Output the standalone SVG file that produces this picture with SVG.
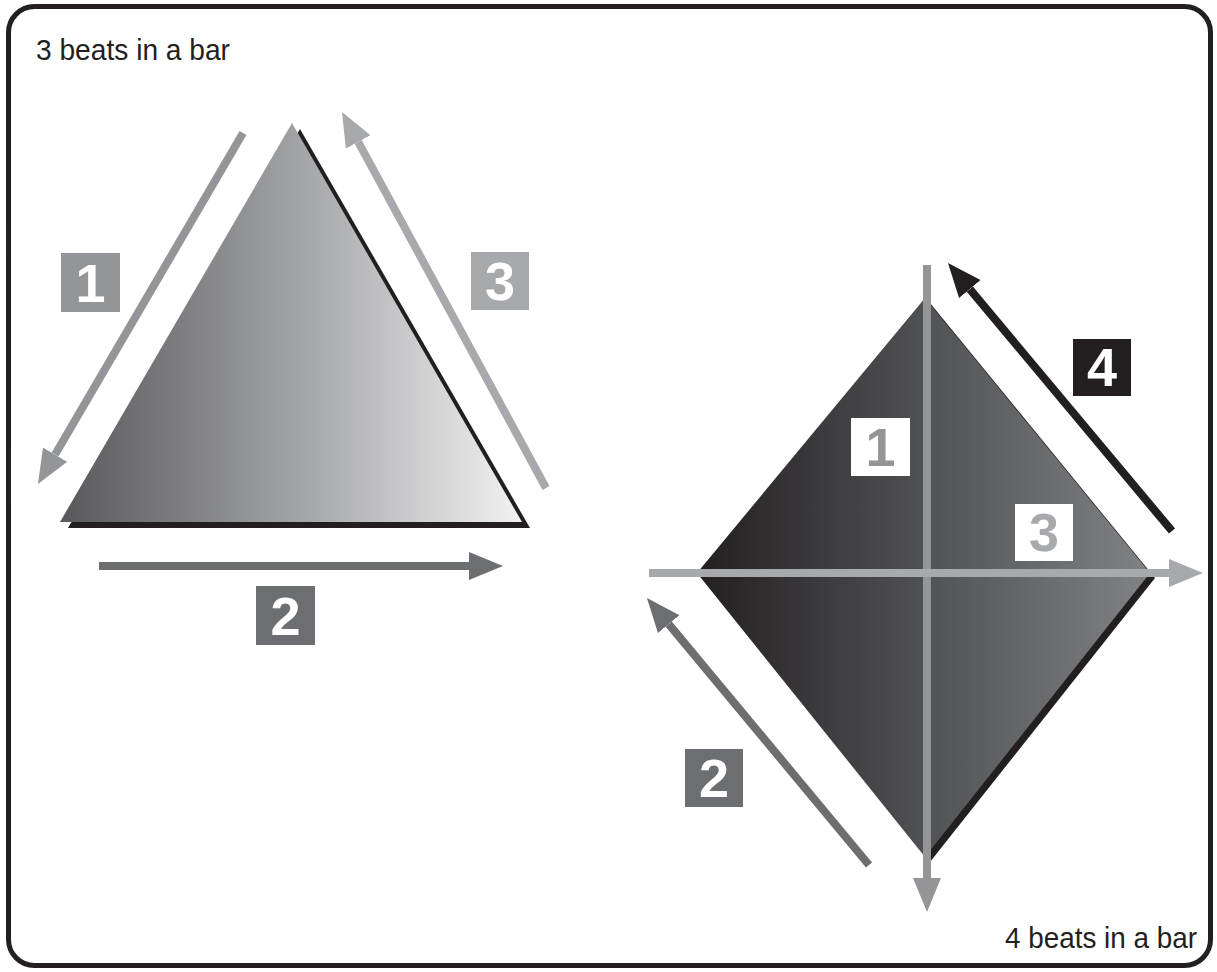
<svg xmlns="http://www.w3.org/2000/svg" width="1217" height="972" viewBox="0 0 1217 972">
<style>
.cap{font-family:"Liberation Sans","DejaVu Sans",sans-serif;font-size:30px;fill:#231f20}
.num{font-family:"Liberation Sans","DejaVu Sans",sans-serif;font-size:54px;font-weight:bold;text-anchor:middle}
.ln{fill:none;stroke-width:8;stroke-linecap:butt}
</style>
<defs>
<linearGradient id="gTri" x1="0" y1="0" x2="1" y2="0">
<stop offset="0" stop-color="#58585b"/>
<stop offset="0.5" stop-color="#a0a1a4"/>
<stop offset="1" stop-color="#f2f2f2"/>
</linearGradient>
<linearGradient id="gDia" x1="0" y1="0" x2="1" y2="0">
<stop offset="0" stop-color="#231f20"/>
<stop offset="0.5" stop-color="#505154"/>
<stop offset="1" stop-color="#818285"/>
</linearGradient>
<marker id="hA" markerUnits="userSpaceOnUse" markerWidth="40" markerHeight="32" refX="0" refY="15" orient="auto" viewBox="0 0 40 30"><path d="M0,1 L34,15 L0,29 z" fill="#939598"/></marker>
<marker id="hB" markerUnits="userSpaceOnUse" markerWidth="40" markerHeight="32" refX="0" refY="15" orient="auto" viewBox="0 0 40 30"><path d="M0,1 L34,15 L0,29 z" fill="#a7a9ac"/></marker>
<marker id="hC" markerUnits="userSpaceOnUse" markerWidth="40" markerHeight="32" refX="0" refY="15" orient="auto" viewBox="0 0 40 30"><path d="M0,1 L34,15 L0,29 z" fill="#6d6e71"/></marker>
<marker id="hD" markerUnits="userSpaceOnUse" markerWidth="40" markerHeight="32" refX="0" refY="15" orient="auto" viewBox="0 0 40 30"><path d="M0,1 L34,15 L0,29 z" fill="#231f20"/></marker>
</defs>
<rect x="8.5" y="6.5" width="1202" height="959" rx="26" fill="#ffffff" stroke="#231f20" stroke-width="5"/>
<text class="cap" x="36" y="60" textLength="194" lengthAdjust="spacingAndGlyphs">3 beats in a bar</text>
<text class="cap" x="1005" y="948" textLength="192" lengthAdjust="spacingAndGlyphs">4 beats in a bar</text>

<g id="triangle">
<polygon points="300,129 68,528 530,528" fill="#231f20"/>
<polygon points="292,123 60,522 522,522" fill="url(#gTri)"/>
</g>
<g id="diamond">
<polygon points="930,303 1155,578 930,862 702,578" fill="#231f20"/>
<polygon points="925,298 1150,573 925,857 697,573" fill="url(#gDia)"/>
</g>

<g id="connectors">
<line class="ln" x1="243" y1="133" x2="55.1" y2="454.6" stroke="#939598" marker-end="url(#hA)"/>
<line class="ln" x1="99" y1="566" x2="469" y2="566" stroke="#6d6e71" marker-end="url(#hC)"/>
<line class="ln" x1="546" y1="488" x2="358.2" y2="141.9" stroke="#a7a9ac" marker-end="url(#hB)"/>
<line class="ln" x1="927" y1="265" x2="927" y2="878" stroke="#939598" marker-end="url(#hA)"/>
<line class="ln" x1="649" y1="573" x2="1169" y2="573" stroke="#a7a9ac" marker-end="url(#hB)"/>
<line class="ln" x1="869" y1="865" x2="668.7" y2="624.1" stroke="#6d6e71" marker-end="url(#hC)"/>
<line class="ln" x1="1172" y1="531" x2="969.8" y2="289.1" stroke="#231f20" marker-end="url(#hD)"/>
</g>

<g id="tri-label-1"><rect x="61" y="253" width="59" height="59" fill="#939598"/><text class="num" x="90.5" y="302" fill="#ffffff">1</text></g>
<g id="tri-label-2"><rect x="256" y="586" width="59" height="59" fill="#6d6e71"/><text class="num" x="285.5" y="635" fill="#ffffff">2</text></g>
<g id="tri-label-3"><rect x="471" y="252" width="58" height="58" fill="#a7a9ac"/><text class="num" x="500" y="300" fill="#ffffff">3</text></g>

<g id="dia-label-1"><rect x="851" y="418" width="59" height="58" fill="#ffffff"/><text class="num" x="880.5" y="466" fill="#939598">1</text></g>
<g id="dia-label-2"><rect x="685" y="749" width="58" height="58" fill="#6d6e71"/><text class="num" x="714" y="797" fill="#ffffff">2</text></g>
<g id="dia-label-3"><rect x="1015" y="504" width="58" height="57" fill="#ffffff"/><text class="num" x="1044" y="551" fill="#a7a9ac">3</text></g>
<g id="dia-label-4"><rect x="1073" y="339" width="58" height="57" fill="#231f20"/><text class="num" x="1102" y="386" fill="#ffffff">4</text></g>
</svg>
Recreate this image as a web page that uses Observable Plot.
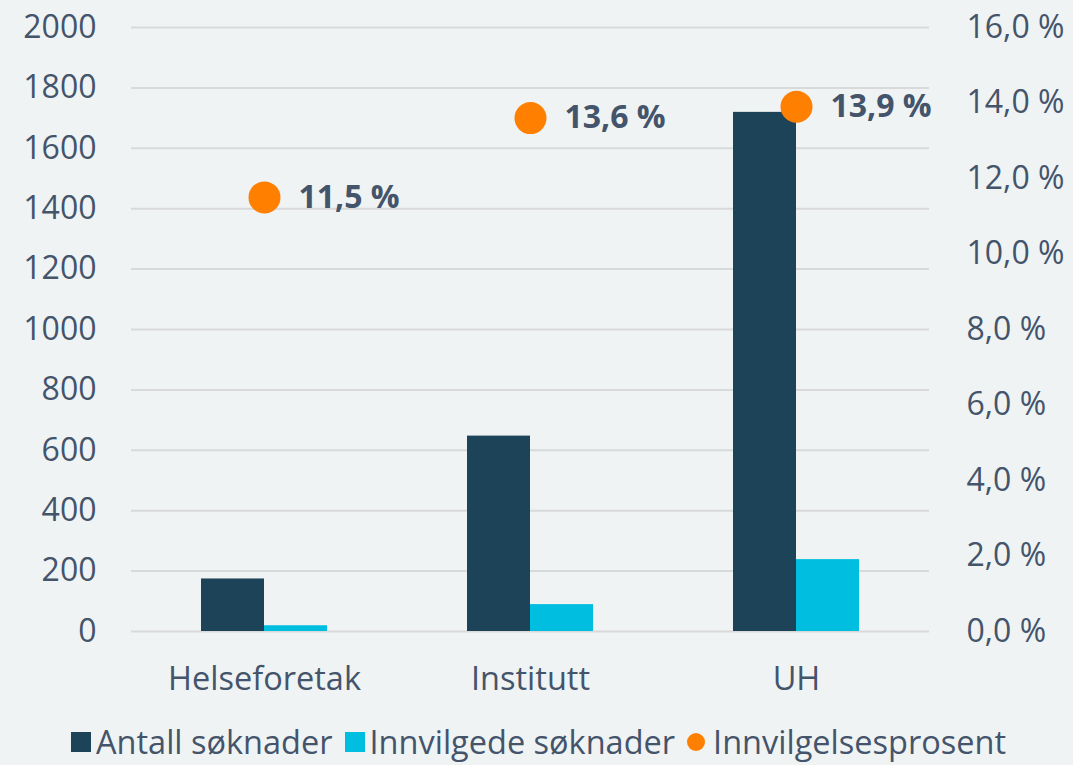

------------------------------

Transcribe all the records above word for word, without their images.

Output the standalone SVG file that produces this picture with SVG.
<svg xmlns="http://www.w3.org/2000/svg" width="1217" height="972" viewBox="0 0 1217 972">
<style>
.cap{font-family:"Liberation Sans","DejaVu Sans",sans-serif;font-size:30px;fill:#231f20}
.num{font-family:"Liberation Sans","DejaVu Sans",sans-serif;font-size:54px;font-weight:bold;text-anchor:middle}
.ln{fill:none;stroke-width:8;stroke-linecap:butt}
</style>
<defs>
<linearGradient id="gTri" x1="0" y1="0" x2="1" y2="0">
<stop offset="0" stop-color="#58585b"/>
<stop offset="0.5" stop-color="#a0a1a4"/>
<stop offset="1" stop-color="#f2f2f2"/>
</linearGradient>
<linearGradient id="gDia" x1="0" y1="0" x2="1" y2="0">
<stop offset="0" stop-color="#231f20"/>
<stop offset="0.5" stop-color="#505154"/>
<stop offset="1" stop-color="#818285"/>
</linearGradient>
<marker id="hA" markerUnits="userSpaceOnUse" markerWidth="40" markerHeight="32" refX="0" refY="15" orient="auto" viewBox="0 0 40 30"><path d="M0,1 L34,15 L0,29 z" fill="#939598"/></marker>
<marker id="hB" markerUnits="userSpaceOnUse" markerWidth="40" markerHeight="32" refX="0" refY="15" orient="auto" viewBox="0 0 40 30"><path d="M0,1 L34,15 L0,29 z" fill="#a7a9ac"/></marker>
<marker id="hC" markerUnits="userSpaceOnUse" markerWidth="40" markerHeight="32" refX="0" refY="15" orient="auto" viewBox="0 0 40 30"><path d="M0,1 L34,15 L0,29 z" fill="#6d6e71"/></marker>
<marker id="hD" markerUnits="userSpaceOnUse" markerWidth="40" markerHeight="32" refX="0" refY="15" orient="auto" viewBox="0 0 40 30"><path d="M0,1 L34,15 L0,29 z" fill="#231f20"/></marker>
</defs>
<rect x="8.5" y="6.5" width="1202" height="959" rx="26" fill="#ffffff" stroke="#231f20" stroke-width="5"/>
<text class="cap" x="36" y="60" textLength="194" lengthAdjust="spacingAndGlyphs">3 beats in a bar</text>
<text class="cap" x="1005" y="948" textLength="192" lengthAdjust="spacingAndGlyphs">4 beats in a bar</text>

<g id="triangle">
<polygon points="300,129 68,528 530,528" fill="#231f20"/>
<polygon points="292,123 60,522 522,522" fill="url(#gTri)"/>
</g>
<g id="diamond">
<polygon points="930,303 1155,578 930,862 702,578" fill="#231f20"/>
<polygon points="925,298 1150,573 925,857 697,573" fill="url(#gDia)"/>
</g>

<g id="connectors">
<line class="ln" x1="243" y1="133" x2="55.1" y2="454.6" stroke="#939598" marker-end="url(#hA)"/>
<line class="ln" x1="99" y1="566" x2="469" y2="566" stroke="#6d6e71" marker-end="url(#hC)"/>
<line class="ln" x1="546" y1="488" x2="358.2" y2="141.9" stroke="#a7a9ac" marker-end="url(#hB)"/>
<line class="ln" x1="927" y1="265" x2="927" y2="878" stroke="#939598" marker-end="url(#hA)"/>
<line class="ln" x1="649" y1="573" x2="1169" y2="573" stroke="#a7a9ac" marker-end="url(#hB)"/>
<line class="ln" x1="869" y1="865" x2="668.7" y2="624.1" stroke="#6d6e71" marker-end="url(#hC)"/>
<line class="ln" x1="1172" y1="531" x2="969.8" y2="289.1" stroke="#231f20" marker-end="url(#hD)"/>
</g>

<g id="tri-label-1"><rect x="61" y="253" width="59" height="59" fill="#939598"/><text class="num" x="90.5" y="302" fill="#ffffff">1</text></g>
<g id="tri-label-2"><rect x="256" y="586" width="59" height="59" fill="#6d6e71"/><text class="num" x="285.5" y="635" fill="#ffffff">2</text></g>
<g id="tri-label-3"><rect x="471" y="252" width="58" height="58" fill="#a7a9ac"/><text class="num" x="500" y="300" fill="#ffffff">3</text></g>

<g id="dia-label-1"><rect x="851" y="418" width="59" height="58" fill="#ffffff"/><text class="num" x="880.5" y="466" fill="#939598">1</text></g>
<g id="dia-label-2"><rect x="685" y="749" width="58" height="58" fill="#6d6e71"/><text class="num" x="714" y="797" fill="#ffffff">2</text></g>
<g id="dia-label-3"><rect x="1015" y="504" width="58" height="57" fill="#ffffff"/><text class="num" x="1044" y="551" fill="#a7a9ac">3</text></g>
<g id="dia-label-4"><rect x="1073" y="339" width="58" height="57" fill="#231f20"/><text class="num" x="1102" y="386" fill="#ffffff">4</text></g>
</svg>
Recreate this image as a web page that uses Observable Plot.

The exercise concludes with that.